On Mastodon yes, it is also compatible with a few other software like Akkoma. Your followers will get a notification that you moved and will automatically follow the new account. Works very seamlessly in my experience.
followers
Lol.
Buddy if I have any followers I’d be happy to leave them behind.
But I’m not into that twitter/Instagram/Tiktok nonsense.
If someone was, I’d assume they’d just leave a last post saying:
This is where I am now
They don’t need to jump instances if they’re federated, they just need to follow a new account.
Some people do not recognize questions anymore. You write a lot of stuff that nobody’s interested in, you could have just said: “no”.
Edit, this was based on wrong information provided by @givesomefucks:
And that means that if I am following a person because they write useful things that I’m interested in or that I need for my work, I will loose connection when they suddenly move.
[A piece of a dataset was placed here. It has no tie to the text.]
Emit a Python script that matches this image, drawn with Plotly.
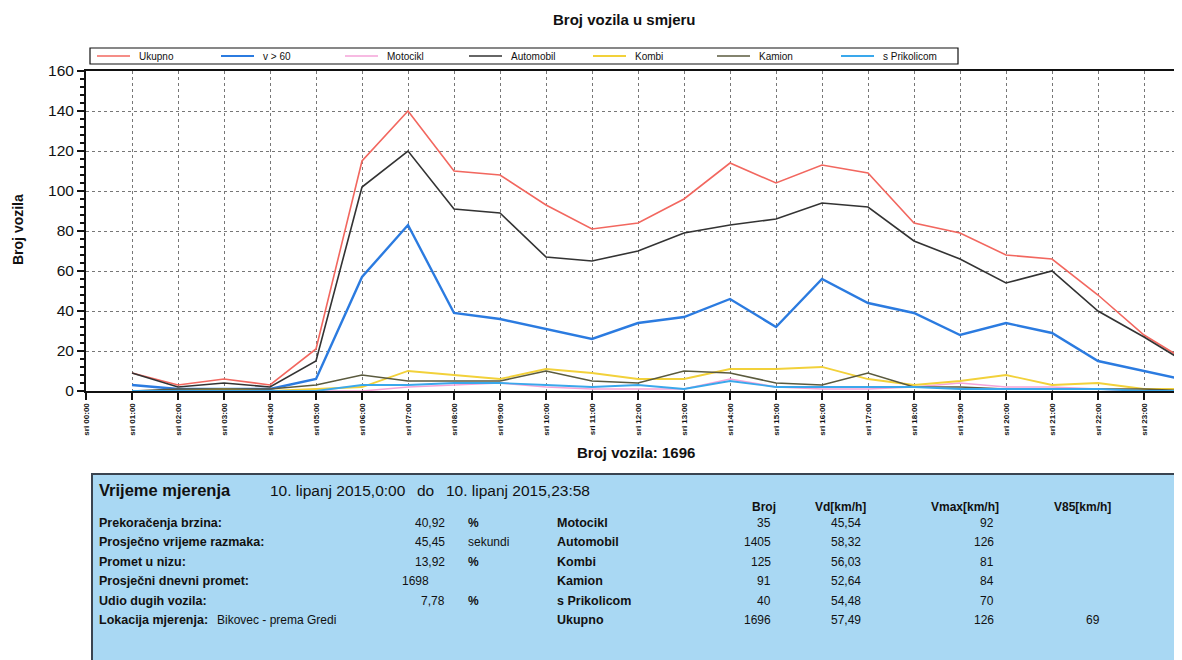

That has nothing to do with what you call nonsense; it is a practical consequence of the Fediverse not having migration built in. Fediverse basically offers to create a new account, that is not migration.
Or we could simply not have admins by decentralizing the backend separately from the frontend.
What?
You know an instance is like, a physical server…
Right?
Like, the only way what you’re saying makes sense, is if mods had to host their own communities. Someone has to host shit and be liable. Right now that’s instance admins. If they didn’t exist, you’re just calling whoever hosts and is liable a different name than admin, they still do the same thing.
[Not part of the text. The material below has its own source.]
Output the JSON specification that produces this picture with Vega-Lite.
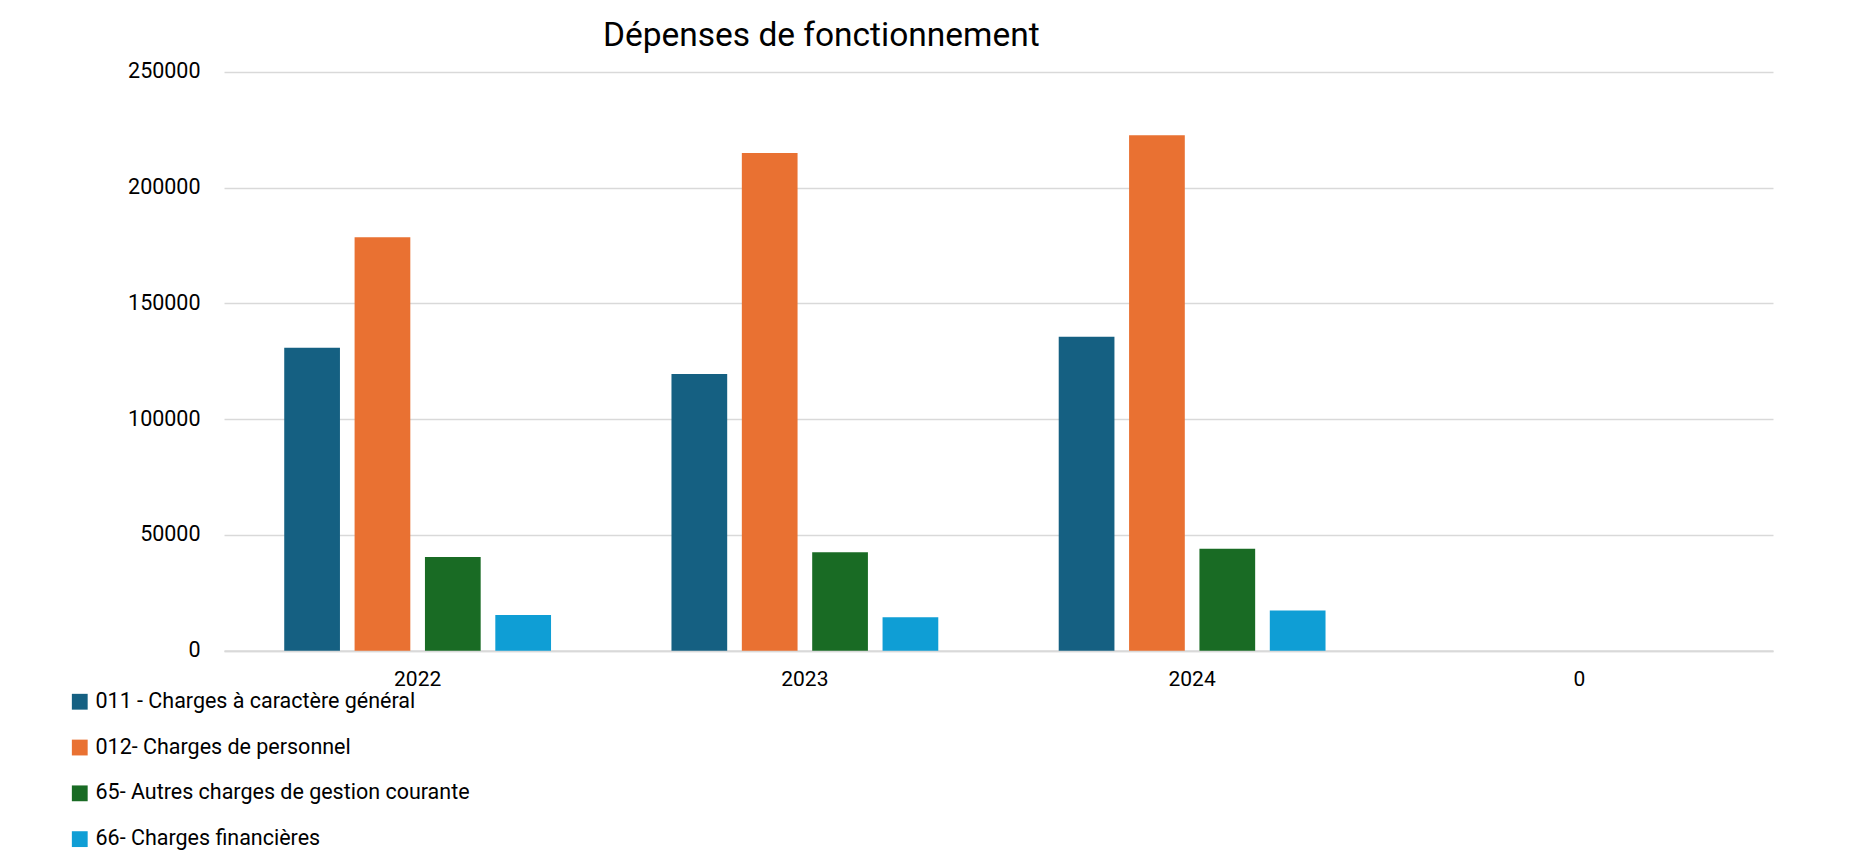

You’re just zooming in another level on it. Nothing changes.
The only way what I’m saying doesn’t make sense is if you don’t understand what I’m talking about.
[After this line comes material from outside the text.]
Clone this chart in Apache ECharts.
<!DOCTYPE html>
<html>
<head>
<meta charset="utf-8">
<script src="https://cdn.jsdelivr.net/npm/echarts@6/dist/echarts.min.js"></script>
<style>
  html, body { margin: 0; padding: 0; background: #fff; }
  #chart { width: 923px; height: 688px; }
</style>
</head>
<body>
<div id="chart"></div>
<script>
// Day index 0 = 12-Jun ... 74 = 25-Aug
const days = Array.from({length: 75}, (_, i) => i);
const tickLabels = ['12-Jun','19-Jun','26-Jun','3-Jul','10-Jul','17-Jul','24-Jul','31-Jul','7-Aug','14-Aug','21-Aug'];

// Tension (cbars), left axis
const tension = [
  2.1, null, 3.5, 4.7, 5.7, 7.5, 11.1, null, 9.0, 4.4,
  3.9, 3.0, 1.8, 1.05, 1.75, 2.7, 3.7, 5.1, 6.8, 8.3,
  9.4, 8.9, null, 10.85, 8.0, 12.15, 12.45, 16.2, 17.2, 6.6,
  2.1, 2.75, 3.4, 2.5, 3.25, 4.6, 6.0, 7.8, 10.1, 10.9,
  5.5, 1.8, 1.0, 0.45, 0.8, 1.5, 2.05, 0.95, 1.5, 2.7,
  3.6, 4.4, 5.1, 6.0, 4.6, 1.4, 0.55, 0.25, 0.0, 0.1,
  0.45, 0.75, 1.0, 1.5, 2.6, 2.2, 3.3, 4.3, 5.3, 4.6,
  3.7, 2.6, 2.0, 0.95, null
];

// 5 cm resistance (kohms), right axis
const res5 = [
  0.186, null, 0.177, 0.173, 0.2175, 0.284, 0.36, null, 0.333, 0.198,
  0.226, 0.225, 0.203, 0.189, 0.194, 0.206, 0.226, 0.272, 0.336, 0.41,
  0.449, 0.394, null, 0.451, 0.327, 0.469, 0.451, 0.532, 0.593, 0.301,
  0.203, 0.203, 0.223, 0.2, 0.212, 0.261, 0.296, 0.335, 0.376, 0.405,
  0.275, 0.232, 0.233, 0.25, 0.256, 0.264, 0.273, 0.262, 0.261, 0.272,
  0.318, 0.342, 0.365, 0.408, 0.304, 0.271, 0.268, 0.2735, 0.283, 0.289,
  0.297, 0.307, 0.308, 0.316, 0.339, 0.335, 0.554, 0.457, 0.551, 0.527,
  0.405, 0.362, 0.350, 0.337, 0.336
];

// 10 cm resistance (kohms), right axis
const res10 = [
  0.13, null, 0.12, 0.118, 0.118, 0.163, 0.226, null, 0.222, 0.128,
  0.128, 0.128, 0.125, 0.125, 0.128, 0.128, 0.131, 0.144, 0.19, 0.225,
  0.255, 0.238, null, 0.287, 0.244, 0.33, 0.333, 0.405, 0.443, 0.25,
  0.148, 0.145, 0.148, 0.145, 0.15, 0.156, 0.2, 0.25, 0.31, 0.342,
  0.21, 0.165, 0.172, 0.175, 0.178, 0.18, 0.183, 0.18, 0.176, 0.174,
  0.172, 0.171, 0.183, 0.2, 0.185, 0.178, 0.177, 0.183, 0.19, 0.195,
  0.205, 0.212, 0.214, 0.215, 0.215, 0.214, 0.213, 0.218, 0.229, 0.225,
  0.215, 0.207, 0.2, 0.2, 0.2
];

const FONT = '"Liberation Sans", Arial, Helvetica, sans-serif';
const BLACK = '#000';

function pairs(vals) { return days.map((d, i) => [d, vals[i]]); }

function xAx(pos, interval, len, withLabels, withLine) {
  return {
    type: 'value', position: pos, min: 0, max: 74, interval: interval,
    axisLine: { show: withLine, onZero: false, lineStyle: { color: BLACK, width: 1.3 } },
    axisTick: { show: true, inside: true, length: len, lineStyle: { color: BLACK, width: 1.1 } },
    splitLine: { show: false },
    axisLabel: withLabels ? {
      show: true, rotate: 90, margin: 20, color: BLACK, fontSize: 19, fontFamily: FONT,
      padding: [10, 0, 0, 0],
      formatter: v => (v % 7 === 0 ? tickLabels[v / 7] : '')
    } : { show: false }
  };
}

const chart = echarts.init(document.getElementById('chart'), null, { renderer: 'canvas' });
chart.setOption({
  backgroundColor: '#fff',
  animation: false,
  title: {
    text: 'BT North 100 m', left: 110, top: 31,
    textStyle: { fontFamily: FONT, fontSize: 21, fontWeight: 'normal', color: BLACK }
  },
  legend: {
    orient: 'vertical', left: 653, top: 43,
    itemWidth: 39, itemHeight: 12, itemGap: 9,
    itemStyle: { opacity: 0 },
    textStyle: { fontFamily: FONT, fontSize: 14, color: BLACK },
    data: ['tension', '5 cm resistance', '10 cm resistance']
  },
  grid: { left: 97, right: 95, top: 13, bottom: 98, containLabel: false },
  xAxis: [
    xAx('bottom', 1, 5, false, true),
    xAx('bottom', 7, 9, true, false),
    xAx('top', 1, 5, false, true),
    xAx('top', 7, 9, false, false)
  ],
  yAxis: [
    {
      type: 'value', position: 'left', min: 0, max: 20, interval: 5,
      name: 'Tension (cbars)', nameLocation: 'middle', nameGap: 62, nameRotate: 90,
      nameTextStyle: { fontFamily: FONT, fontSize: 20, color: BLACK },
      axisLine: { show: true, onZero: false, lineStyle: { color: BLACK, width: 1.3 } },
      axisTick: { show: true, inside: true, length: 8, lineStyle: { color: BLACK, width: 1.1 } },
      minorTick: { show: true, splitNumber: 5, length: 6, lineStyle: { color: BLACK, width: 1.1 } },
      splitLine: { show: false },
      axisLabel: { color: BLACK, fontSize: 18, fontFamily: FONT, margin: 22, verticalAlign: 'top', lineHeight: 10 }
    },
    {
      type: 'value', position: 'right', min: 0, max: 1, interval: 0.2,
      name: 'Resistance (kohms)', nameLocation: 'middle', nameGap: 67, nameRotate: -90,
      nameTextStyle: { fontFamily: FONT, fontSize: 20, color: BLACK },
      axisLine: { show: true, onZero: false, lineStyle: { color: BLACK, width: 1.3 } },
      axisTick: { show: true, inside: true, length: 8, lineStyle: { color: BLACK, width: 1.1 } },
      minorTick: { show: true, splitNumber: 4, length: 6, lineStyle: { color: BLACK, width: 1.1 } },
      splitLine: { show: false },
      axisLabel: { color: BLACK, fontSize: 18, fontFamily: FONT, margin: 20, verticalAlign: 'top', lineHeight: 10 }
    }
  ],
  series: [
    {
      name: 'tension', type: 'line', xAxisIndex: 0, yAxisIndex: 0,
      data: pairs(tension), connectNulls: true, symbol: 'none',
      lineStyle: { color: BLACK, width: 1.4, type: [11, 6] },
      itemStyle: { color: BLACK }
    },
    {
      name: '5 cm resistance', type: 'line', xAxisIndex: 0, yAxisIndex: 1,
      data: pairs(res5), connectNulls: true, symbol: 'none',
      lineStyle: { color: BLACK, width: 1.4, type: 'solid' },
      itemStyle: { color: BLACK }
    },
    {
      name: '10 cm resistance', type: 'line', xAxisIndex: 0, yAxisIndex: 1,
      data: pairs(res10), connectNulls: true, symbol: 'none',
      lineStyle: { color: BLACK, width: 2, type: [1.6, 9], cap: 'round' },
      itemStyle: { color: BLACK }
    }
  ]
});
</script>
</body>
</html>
Look at Reddit before the API bullshit. Tons of apps all having access to the same content, the apps devs didn’t have control over what subreddit you had access to, they only have control over the UI used to access it and you could switch from one app to another, always using the same credentials because the frontend was independent from the backend.
Now imagine if the backend, the data storage (Reddit’s servers), were decentralized. People would just pool resources to store the content and would have control over what they decide to store on their servers but wouldn’t be able to influence the user experience because users would just be pulling content from all the servers.
So you could add 10TB of storage and not accept NSFW content, you would run filter tools to get rid of what might pass through the cracks (just like admins need to do now even on NSFW content free instances), but that would be it, your storage space would just be 10TB out of thousands of TB of database hosted on a ton of servers, open to the public.
Dumb backend, smart frontend. Users curate their experiences themselves (just like on Reddit) and are guaranteed to have access to all the federated content no matter which frontend they use because admins are taken out of the equation. Mods still exist, but they only have power over their communities, they are the people with the most power from a user perspective. There’s no more instances, just one huge decentralized database accessible via a bunch of websites and apps and users would choose the one which offers them the UI/UX they prefer.
Assuming people dont make multiple accounts and each server goes offline for maintenance for the same time, wouldnt both one server and multiple servers act the same for the user?